Dentro un castello seicentesco, lo chef Donatello trasforma la cucina umbra in esperienza autentica: passione, memoria e stagionalità guidano ogni piatto, dalla faraona al tartufo, con un legame profondo con produttori e territorio.
Cucinare ogni giorno dentro un castello del Seicento non è un’esperienza comune. Per Donatello, chef della Locanda di Casigliano, in provincia di Terni, è una responsabilità che affronta con orgoglio e dedizione: «Fa sicuramente un certo effetto e mi auguro di esserne all’altezza». Ma dietro la suggestione delle mura storiche c’è un percorso fatto di passione, sacrifici e radici profonde.
La sua storia in cucina comincia presto, quasi per necessità: «Ho iniziato a cucinare a soli 8 anni: i miei genitori lavoravano tanto, e mi piaceva far trovare loro qualcosa di buono come le tagliatelle fatte in casa». Da lì, un apprendistato importante con Gianfranco Vissani, una prima esperienza da capo cuoco appena diciottenne, poi la pizzeria al taglio a San Fortunato aperta con la madre, la creazione del ristorante Il Donatello, fino all’incontro con Diego e l’approdo alla Locanda di Casigliano. Un percorso da autodidatta visionario che ha saputo unire la tecnica all’istinto.

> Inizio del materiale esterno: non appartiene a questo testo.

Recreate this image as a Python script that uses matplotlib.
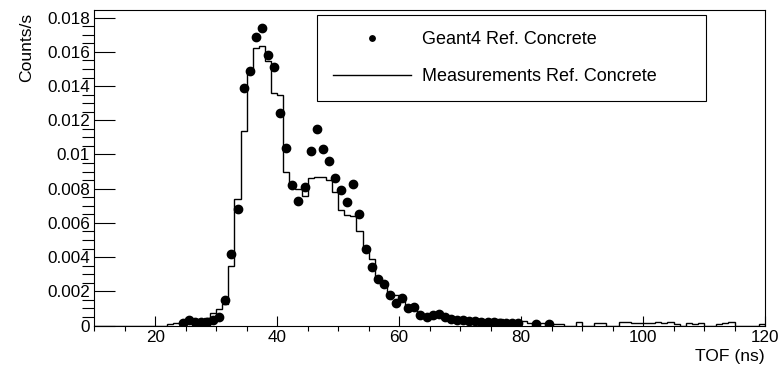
import numpy as np
import matplotlib.pyplot as plt
from matplotlib.ticker import MultipleLocator, FuncFormatter

plt.rcParams['font.family'] = ['Liberation Sans', 'DejaVu Sans']

# Measurements: 1 ns bins from 10 to 120 ns (Counts/s)
bin_edges = np.arange(10, 121, 1)
meas_rate = [
    # 10-21 ns
    0, 0, 0, 0, 0, 0, 0, 0, 0, 0, 0, 0,
    # 22-31
    0.0001, 0.00015, 0.00015, 0.0002, 0.0002, 0.0003, 0.00045, 0.00074, 0.00094, 0.00123,
    # 32-41
    0.0035, 0.0074, 0.01136, 0.01497, 0.01624, 0.01633, 0.01546, 0.0136, 0.0135, 0.0090,
    # 42-51
    0.0082, 0.0080, 0.0076, 0.0086, 0.0087, 0.0087, 0.0085, 0.0078, 0.00675, 0.00646,
    # 52-61
    0.0064, 0.0055, 0.0046, 0.0039, 0.0028, 0.0025, 0.0018, 0.0018, 0.0015, 0.0012,
    # 62-71
    0.0012, 0.0007, 0.0006, 0.0006, 0.0006, 0.0005, 0.0004, 0.0004, 0.0003, 0.0003,
    # 72-81
    0.0002, 0.0004, 0.0002, 0.0002, 0.0004, 0.0002, 0.0002, 0.0001, 0.00025, 0.00015,
    # 82-91
    0.00015, 0.00015, 0.00015, 0.0001, 0.0001, 0, 0, 0.0002, 0, 0,
    # 92-101
    0.00015, 0.00015, 0, 0, 0.0002, 0.0002, 0.00015, 0.00015, 0.00015, 0.00015,
    # 102-111
    0.0002, 0.00015, 0.0002, 0.0001, 0, 0.00015, 0.0001, 0.00015, 0, 0,
    # 112-119
    0.0001, 0.00015, 0.0002, 0, 0, 0, 0, 0.0001,
]

# Geant4 simulation points (bin centres, Counts/s)
sim_tof = list(np.arange(24.5, 80, 1)) + [82.5, 84.5]
sim_rate = [
    0.00015, 0.0003, 0.0002, 0.0002, 0.0002, 0.0003, 0.0005, 0.0015,   # 24.5-31.5
    0.0042, 0.0068, 0.0139, 0.0149, 0.0169, 0.0174, 0.0158, 0.0151,    # 32.5-39.5
    0.0124, 0.0104, 0.0082, 0.0073, 0.0081, 0.0102, 0.0115, 0.0103,    # 40.5-47.5
    0.0096, 0.0086, 0.0079, 0.0072, 0.0083, 0.0065, 0.0045, 0.0034,    # 48.5-55.5
    0.0027, 0.0024, 0.0018, 0.0013, 0.0016, 0.0010, 0.0011, 0.0006,    # 56.5-63.5
    0.0005, 0.0006, 0.0007, 0.0005, 0.0004, 0.0003, 0.0003, 0.00025,   # 64.5-71.5
    0.00025, 0.0002, 0.0002, 0.0002, 0.00015, 0.00015, 0.00015, 0.00015,  # 72.5-79.5
    0.0001, 0.0001,                                                    # 82.5, 84.5
]

W, H = 784, 367
fig = plt.figure(figsize=(W / 100, H / 100), dpi=100)
ax = fig.add_axes([94.2 / W, 1 - 325.5 / H, (765 - 94.2) / W, (325.5 - 10) / H])

ax.stairs(meas_rate, bin_edges, color='black', linewidth=1.0,
          label='Measurements Ref. Concrete')
ax.plot(sim_tof, sim_rate, 'o', color='black', markersize=6,
        label='Geant4 Ref. Concrete')

ax.set_xlim(10, 120)
ax.set_ylim(0, 0.01845)

ax.xaxis.set_major_locator(MultipleLocator(20))
ax.xaxis.set_minor_locator(MultipleLocator(5))
ax.yaxis.set_major_locator(MultipleLocator(0.002))
ax.yaxis.set_minor_locator(MultipleLocator(0.0005))
ax.yaxis.set_major_formatter(FuncFormatter(lambda v, p: f'{v:g}'))
ax.xaxis.set_major_formatter(FuncFormatter(lambda v, p: f'{v:g}' if v >= 20 else ''))

ax.tick_params(axis='both', direction='in', labelsize=12.3, width=0.8)
ax.tick_params(axis='y', which='major', length=15, pad=3)
ax.tick_params(axis='y', which='minor', length=8.4, width=0.8)
ax.tick_params(axis='x', which='major', length=7.2, pad=3)
ax.tick_params(axis='x', which='minor', length=3.6, width=0.8)
for s in ax.spines.values():
    s.set_linewidth(0.8)

fig.text(765 / W, 1 - 356 / H, 'TOF (ns)', ha='right', va='center', fontsize=12.6)
fig.text(27 / W, 1 - 13 / H, 'Counts/s', ha='center', va='top', rotation=90, fontsize=12.6)

handles, labels = ax.get_legend_handles_labels()
leg = ax.legend(handles[::-1], labels[::-1], loc='upper left',
                bbox_to_anchor=(317 / W, 1 - 15 / H - 0.01, (706 - 317) / W, 0.01),
                bbox_transform=fig.transFigure, mode='expand', borderaxespad=0,
                fontsize=13, fancybox=False, framealpha=1, edgecolor='black',
                borderpad=0.89, labelspacing=1.11, handlelength=4.3,
                handletextpad=0.62, markerscale=0.65)
leg.get_frame().set_linewidth(0.8)

fig.savefig('out.png', dpi=100)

Quando gli chiediamo di descrivere la sua cucina in tre parole, Donatello non ha dubbi: «Passionale, dinamica e tradizionale». Tre parole che raccontano anche il suo legame inscindibile con il territorio umbro: «Per quanto io abbia studiato tutti i tipi di cucina immaginabili, non riesco a separarmi da quella che è l’Umbria».
La faraona è il suo piatto bandiera, simbolo di un’identità gastronomica che guarda alla stagionalità e alla versatilità: «È sempre presente nei miei menù. Cambiando la farcitura si adatta a ogni stagione: rappresenta perfettamente la mia filosofia di usare sempre ingredienti freschi e di stagione». Ma è anche il piatto della memoria, quello che rivisita con orgoglio, senza mai stancarsi: «A costo di sembrare ripetitivo, dirò ancora la faraona».
Nella sua dispensa non mancano mai il tartufo e, naturalmente, la faraona. Ma non è solo questione di ingredienti: è l’approccio alla cucina a fare la differenza. Per Donatello, i produttori locali non sono semplici fornitori, «li considero parte della mia brigata». Un’alleanza che si traduce in autenticità, gusto e racconto.
E i turisti, soprattutto stranieri, come reagiscono davanti a questa cucina così territoriale? «Rimangono sempre piacevolmente sorpresi. La cucina umbra è ancora troppo sottovalutata, ma quando viene scoperta conquista». Sorprende, invece, la risposta quando gli si chiede dell’atmosfera del castello: «Non lascio che sia il luogo a influenzare la mia cucina, ma che sia la mia cucina a influenzare l’atmosfera del luogo». Un’idea precisa, quasi filosofica, che ribalta l’ovvio e mette al centro la forza evocativa del piatto.
Se deve scegliere una stagione, punta sull’autunno: «Adoro i suoi prodotti, come le castagne». Ma c’è un piatto che racconta meglio di tutti il Donatello bambino, cresciuto tra farina e affetti: la Pizza di Pasqua umbra, che preparava con la nonna e ora impasta con i suoi figli.
La ristorazione, ammette, sta cambiando. «Da una parte ci sono sempre più appassionati del buon cibo, dall’altra tantissime persone che cercano solo il risparmio, tra fast food e all you can eat». Ma il suo sogno — che sta diventando realtà — è un altro: «Vorrei tanto lavorare con i miei figli».
Infine, quando gli chiediamo cosa vorrebbe lasciare a chi si siede a tavola da lui, non esita: «Il calore di una cucina tradizionale». Quella vera, radicata, sincera. Quella che ti rimane addosso anche dopo il dessert.